“A typical scenario,” Tansey says, “would be a couple of cops, who were dressed in tank tops, would walk around grabbing their crotches and staring at the defendants’ crotches saying, ‘Show me what you got. Show me what you got.’ In no case did they come upon any man already having sex.” Tansey adds that “in many cases the defendants were reluctant to participate and wanted to go back to a room or someplace more private and were coaxed to stay and allegedly expose themselves by the officers.”
The cop should be arrested for groping himself in public. How is that not masturbation? What if a child saw him playing with his genitals in public? The cops, and whoever authorized the Palm Springs police to masturbate in public, should be fired.
Oh, but there’s more:
Last summer, Palm Springs police used undercover officers to arrest 24 men in a gay neighborhood for allegedly trying to engage the officers in sex. While few in the gay community defend anyone having public sex – whether gay or straight – the anger is over the unusual charges in the case: The men are charged under Section 290(c) of the California Penal Code, making those who are convicted register as sex offenders for life, their names added to a police database.

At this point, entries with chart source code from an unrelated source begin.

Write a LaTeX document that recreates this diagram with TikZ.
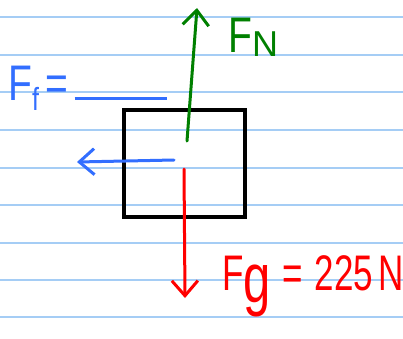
\documentclass[tikz,border=0pt]{standalone}
\usepackage{fontspec}
\setmainfont{Liberation Sans}
\usetikzlibrary{arrows.meta,positioning}
\definecolor{paperline}{RGB}{165,205,245}
\definecolor{normalgreen}{RGB}{0,128,0}
\definecolor{fricblue}{RGB}{50,110,255}
\definecolor{gravred}{RGB}{255,0,0}
\newcommand{\narrow}[2][0.78]{\scalebox{#1}[1]{#2}}
\newcommand{\sub}[3][32]{\lower#2pt\hbox{\fontsize{#1}{#1}\selectfont #3}}
\tikzset{
  rule/.style={paperline, line width=1.6pt},
  block/.style={draw=black, line width=3.5pt, minimum width=121pt,
                minimum height=107pt, inner sep=0pt},
  force/.style={line width=3pt, line cap=round,
                -{Straight Barb[length=15pt,width=26pt,line width=3pt]}},
  hand/.style={inner sep=0pt, anchor=base west, font=\fontsize{50}{50}\selectfont},
}

\begin{document}
\begin{tikzpicture}[x=1pt,y=-1pt]
  \useasboundingbox[fill=white] (0,0) rectangle (403,338);
  % ruled paper
  \foreach \y in {17,55,92,130,168,205,243,280,317}
    \draw[rule] (0,\y) -- (403,\y);
  % the block
  \node[block] (box) at (184.5,163.5) {};
  % force vectors
  \coordinate (nstart) at (187,141);
  \coordinate (ntip) at (197,8);
  \coordinate (fstart) at (174,160);
  \coordinate (ftip) at (77,162);
  \coordinate (gstart) at (184,169);
  \coordinate (gtip) at (185,298);
  \draw[force, normalgreen] (nstart) -- (ntip);
  \draw[force, fricblue] (fstart) -- (ftip);
  \draw[force, gravred] (gstart) -- (gtip);
  % labels
  \node[hand, text=normalgreen] (fn) at (228,52)
    {\narrow{F}\sub[36]{4}{N}};
  \node[hand, text=fricblue] (ff) at (8,100)
    {\narrow{F\sub{10}{f}\,=\,\rule{118pt}{3pt}}};
  \node[hand, text=gravred] (fg) at (222,290)
    {\narrow[0.7]{F\sub[70]{12}{g}\,\,=\,\,225\,N}};
\end{tikzpicture}
\end{document}
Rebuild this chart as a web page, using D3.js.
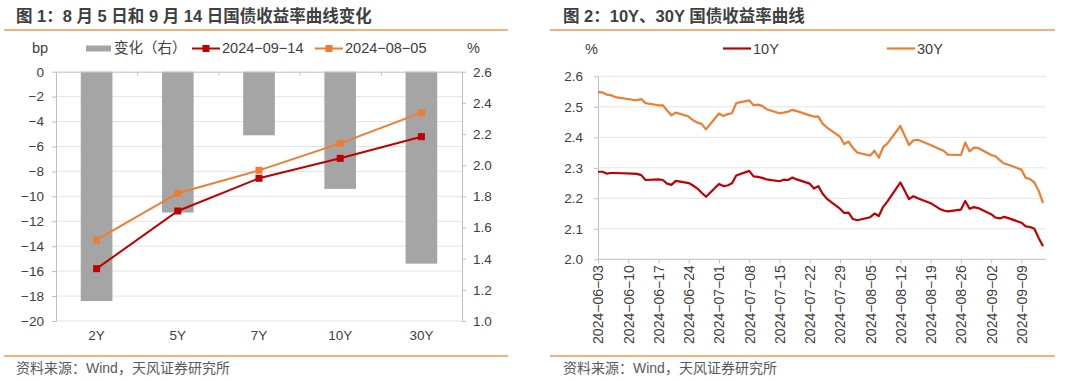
<!DOCTYPE html>
<html><head><meta charset="utf-8">
<script src="https://cdnjs.cloudflare.com/ajax/libs/d3/7.8.5/d3.min.js"></script>
<style>
  body { margin: 0; background: #fff; }
  svg text { font-family: "Liberation Sans", "Noto Sans CJK SC", sans-serif; fill: #404040; }
</style>
</head>
<body>
<svg id="chart" width="1080" height="381"></svg>
<script>
// ---- chart 1 data: curve on two dates and change (bp)
const categories = ["2Y", "5Y", "7Y", "10Y", "30Y"];
const changeBp = [-18.4, -11.3, -5.1, -9.4, -15.4];
const yield0914 = [1.336, 1.706, 1.916, 2.044, 2.183];
const yield0805 = [1.520, 1.820, 1.967, 2.140, 2.337];
const bpTicks = d3.range(-20, 1, 2);
const pctTicks = [1.0, 1.2, 1.4, 1.6, 1.8, 2.0, 2.2, 2.4, 2.6];

// ---- chart 2 data: daily 10Y / 30Y yields
const tradeDates = ["2024-06-03","2024-06-04","2024-06-05","2024-06-06","2024-06-07","2024-06-11","2024-06-12","2024-06-13","2024-06-14",
  "2024-06-17","2024-06-18","2024-06-19","2024-06-20","2024-06-21","2024-06-24","2024-06-25","2024-06-26","2024-06-27","2024-06-28",
  "2024-07-01","2024-07-02","2024-07-03","2024-07-04","2024-07-05","2024-07-08","2024-07-09","2024-07-10","2024-07-11","2024-07-12",
  "2024-07-15","2024-07-16","2024-07-17","2024-07-18","2024-07-19","2024-07-22","2024-07-23","2024-07-24","2024-07-25","2024-07-26",
  "2024-07-29","2024-07-30","2024-07-31","2024-08-01","2024-08-02","2024-08-05","2024-08-06","2024-08-07","2024-08-08","2024-08-09",
  "2024-08-12","2024-08-13","2024-08-14","2024-08-15","2024-08-16","2024-08-19","2024-08-20","2024-08-21","2024-08-22","2024-08-23",
  "2024-08-26","2024-08-27","2024-08-28","2024-08-29","2024-08-30","2024-09-02","2024-09-03","2024-09-04","2024-09-05","2024-09-06",
  "2024-09-09","2024-09-10","2024-09-11","2024-09-12","2024-09-13","2024-09-14"];
const y10 = [2.287, 2.287, 2.281, 2.283, 2.283, 2.281, 2.280, 2.276, 2.260, 2.262, 2.260, 2.248, 2.244, 2.257, 2.250, 2.242, 2.232, 2.218, 2.205,
  2.247, 2.240, 2.242, 2.249, 2.275, 2.290, 2.272, 2.270, 2.267, 2.262, 2.256, 2.261, 2.260, 2.268, 2.262, 2.248, 2.232, 2.240, 2.215, 2.198, 2.166, 2.152, 2.153,
  2.132, 2.128, 2.138, 2.150, 2.142, 2.172, 2.190, 2.252, 2.225, 2.197, 2.207, 2.200, 2.184, 2.175, 2.166, 2.160, 2.157, 2.163, 2.191, 2.166, 2.171, 2.168,
  2.148, 2.137, 2.134, 2.139, 2.135, 2.120, 2.108, 2.106, 2.100, 2.070, 2.043];
const y30 = [2.548, 2.547, 2.540, 2.538, 2.532, 2.523, 2.522, 2.525, 2.512, 2.505, 2.505, 2.488, 2.472, 2.481, 2.468, 2.456, 2.448, 2.444, 2.426,
  2.478, 2.470, 2.476, 2.479, 2.512, 2.521, 2.505, 2.507, 2.503, 2.492, 2.479, 2.481, 2.484, 2.490, 2.486, 2.472, 2.468, 2.468, 2.445, 2.432, 2.402, 2.378, 2.386,
  2.365, 2.350, 2.340, 2.356, 2.333, 2.368, 2.380, 2.437, 2.405, 2.375, 2.390, 2.392, 2.375, 2.368, 2.362, 2.356, 2.343, 2.342, 2.383, 2.354, 2.366, 2.365,
  2.342, 2.338, 2.325, 2.314, 2.310, 2.294, 2.267, 2.263, 2.252, 2.225, 2.184];
const yieldTicks = [2.0, 2.1, 2.2, 2.3, 2.4, 2.5, 2.6];

const RED = "#C00000", ORANGE = "#ED7D31", BARGRAY = "#A5A5A5", AXIS = "#BFBFBF", GRID = "#E4E4E4", RULE = "#F79646";
const minus = d => (d < 0 ? "\u2212" + Math.abs(d) : "" + d);

let svg = d3.select("svg#chart");

// title, rules and source note for one panel
function panelFrame(x0, x1, tx, title) {
  svg.append("text").attr("x", tx).attr("y", 22).style("font-size", "16.5px").style("font-weight", "bold").text(title);
  svg.append("line").attr("x1", x0).attr("x2", x1).attr("y1", 30).attr("y2", 30).attr("stroke", RULE).attr("stroke-width", 1.5);
  svg.append("line").attr("x1", x0).attr("x2", x1).attr("y1", 356).attr("y2", 356).attr("stroke", RULE).attr("stroke-width", 1.5);
  svg.append("text").attr("x", tx).attr("y", 373).style("font-size", "14px").style("fill", "#595959").text("资料来源：Wind，天风证券研究所");
}
function styleAxis(g) {
  g.selectAll("path.domain").attr("stroke", AXIS);
  g.selectAll(".tick line").attr("stroke", AXIS);
  g.selectAll("text").style("font-size", "13.5px").attr("fill", "#404040").style("font-family", null);
}

// ================= chart 1 =================
panelFrame(4, 508, 16, "图 1：8 月 5 日和 9 月 14 日国债收益率曲线变化");

const left = 56, right = 462, top1 = 71.7, bottom1 = 321;
let xBand = d3.scaleBand().domain(categories).range([left, right]).paddingInner(0.61).paddingOuter(0.305);
let yBp = d3.scaleLinear().domain([-20, 0]).range([bottom1, top1]);
let yPct = d3.scaleLinear().domain([1.0, 2.6]).range([bottom1, top1]);

svg.append("g").selectAll("line").data(bpTicks.filter(d => d !== 0)).enter().append("line")
  .attr("x1", left).attr("x2", right).attr("y1", d => yBp(d)).attr("y2", d => yBp(d))
  .attr("stroke", GRID).attr("stroke-width", 1);

svg.append("g").selectAll("rect").data(categories).enter().append("rect")
  .attr("x", d => xBand(d)).attr("width", xBand.bandwidth())
  .attr("y", yBp(0)).attr("height", (d, i) => yBp(changeBp[i]) - yBp(0))
  .attr("fill", BARGRAY);

let gl = svg.append("g").attr("transform", "translate(" + left + ",0)")
  .call(d3.axisLeft(yBp).tickValues(bpTicks).tickSize(4).tickSizeOuter(0).tickPadding(8).tickFormat(minus));
styleAxis(gl);
let gr = svg.append("g").attr("transform", "translate(" + right + ",0)")
  .call(d3.axisRight(yPct).tickValues(pctTicks).tickSize(4).tickSizeOuter(0).tickPadding(7).tickFormat(d3.format(".1f")));
styleAxis(gr);

// category axis sits at 0 (top); boundary ticks
let bounds = d3.scaleLinear().domain([0, 5]).range([left, right]);
let gt = svg.append("g").attr("transform", "translate(0," + yBp(0) + ")")
  .call(d3.axisBottom(bounds).ticks(5).tickSize(4).tickSizeOuter(0).tickFormat(""));
styleAxis(gt);
let gb = svg.append("g").attr("transform", "translate(0," + bottom1 + ")")
  .call(d3.axisBottom(xBand).tickSize(0).tickPadding(9));
styleAxis(gb);
gb.select("path.domain").remove();

const cx = d => xBand(d) + xBand.bandwidth() / 2;
[[yield0805, ORANGE], [yield0914, RED]].forEach(([vals, col]) => {
  let line = d3.line().x((d, i) => cx(categories[i])).y(d => yPct(d));
  svg.append("path").datum(vals).attr("d", line).attr("fill", "none").attr("stroke", col).attr("stroke-width", 2);
  svg.append("g").selectAll("rect").data(vals).enter().append("rect")
    .attr("x", (d, i) => cx(categories[i]) - 3.5).attr("y", d => yPct(d) - 3.5)
    .attr("width", 7).attr("height", 7).attr("fill", col);
});

// legend 1
let lg = svg.append("g").style("font-size", "14.5px");
lg.append("text").attr("x", 32).attr("y", 53).text("bp");
lg.append("rect").attr("x", 86).attr("y", 45.5).attr("width", 25).attr("height", 6).attr("fill", BARGRAY);
lg.append("text").attr("x", 114).attr("y", 53).text("变化（右）");
[[192, RED, "2024\u221209\u221214"], [315, ORANGE, "2024\u221208\u221205"]].forEach(([x, col, t]) => {
  lg.append("line").attr("x1", x).attr("x2", x + 28).attr("y1", 48.5).attr("y2", 48.5).attr("stroke", col).attr("stroke-width", 2);
  lg.append("rect").attr("x", x + 10.5).attr("y", 45).attr("width", 7).attr("height", 7).attr("fill", col);
  lg.append("text").attr("x", x + 30).attr("y", 53).text(t);
});
lg.append("text").attr("x", 467).attr("y", 53).text("%");

// ================= chart 2 =================
panelFrame(550, 1055, 563, "图 2：10Y、30Y 国债收益率曲线");

const parse = d3.timeParse("%Y-%m-%d");
const dates = tradeDates.map(parse);
const left2 = 598, right2 = 1046, top2 = 76.3, bottom2 = 259.3;
let xTime = d3.scaleTime().domain([dates[0], dates[dates.length - 1]]).range([left2, 1043]);
let yYield = d3.scaleLinear().domain([2.0, 2.6]).range([bottom2, top2]);

svg.append("g").selectAll("line").data(yieldTicks.slice(1)).enter().append("line")
  .attr("x1", left2).attr("x2", right2).attr("y1", d => yYield(d)).attr("y2", d => yYield(d))
  .attr("stroke", GRID).attr("stroke-width", 1);

let gy2 = svg.append("g").attr("transform", "translate(" + left2 + ",0)")
  .call(d3.axisLeft(yYield).tickValues(yieldTicks).tickSize(4).tickSizeOuter(0).tickPadding(11).tickFormat(d3.format(".1f")));
styleAxis(gy2);

const weeks = d3.timeMonday.range(parse("2024-06-03"), parse("2024-09-10"));
let gx2 = svg.append("g").attr("transform", "translate(0," + bottom2 + ")")
  .call(d3.axisBottom(xTime).tickValues(weeks).tickSize(4).tickSizeOuter(0).tickFormat(d3.timeFormat("%Y\u2212%m\u2212%d")));
styleAxis(gx2);
gx2.select("path.domain").attr("d", "M" + left2 + ",0H" + right2);
gx2.selectAll("text").attr("transform", "rotate(-90)").attr("text-anchor", "end")
  .attr("x", -6).attr("y", 0).attr("dy", "0.35em").style("font-size", "14px");

[[y30, ORANGE], [y10, RED]].forEach(([vals, col]) => {
  let line = d3.line().x((d, i) => xTime(dates[i])).y(d => yYield(d));
  svg.append("path").datum(vals).attr("d", line).attr("fill", "none").attr("stroke", col)
    .attr("stroke-width", 2.2).attr("stroke-linejoin", "round");
});

// legend 2
let lg2 = svg.append("g").style("font-size", "14.5px");
lg2.append("text").attr("x", 585).attr("y", 54).text("%");
[[723, RED, "10Y"], [887, ORANGE, "30Y"]].forEach(([x, col, t]) => {
  lg2.append("line").attr("x1", x).attr("x2", x + 28).attr("y1", 48.5).attr("y2", 48.5).attr("stroke", col).attr("stroke-width", 2.2);
  lg2.append("text").attr("x", x + 30).attr("y", 54).text(t);
});
</script>
</body>
</html>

That charge is essentially a life sentence, defense lawyers say, and has never been used against straight couples arrested for similar activity in Palm Springs.
Adding fuel to the community anger is surveillance tape shot inside a patrol car during the sting. One officer can be heard using an anti-gay slur, while another officer laughs.
And here’s a surprise, straight people arrested in similar cases aren’t charged as lifetime sex offenders.
Discrimination, however, is the basis of the defense’s case, because straight couples arrested in similar cases have never been charged as lifelong sex offenders, says attorney Roger Tansey, who is representing several of the men arrested.
Police Chief David G. Dominguez should be fired.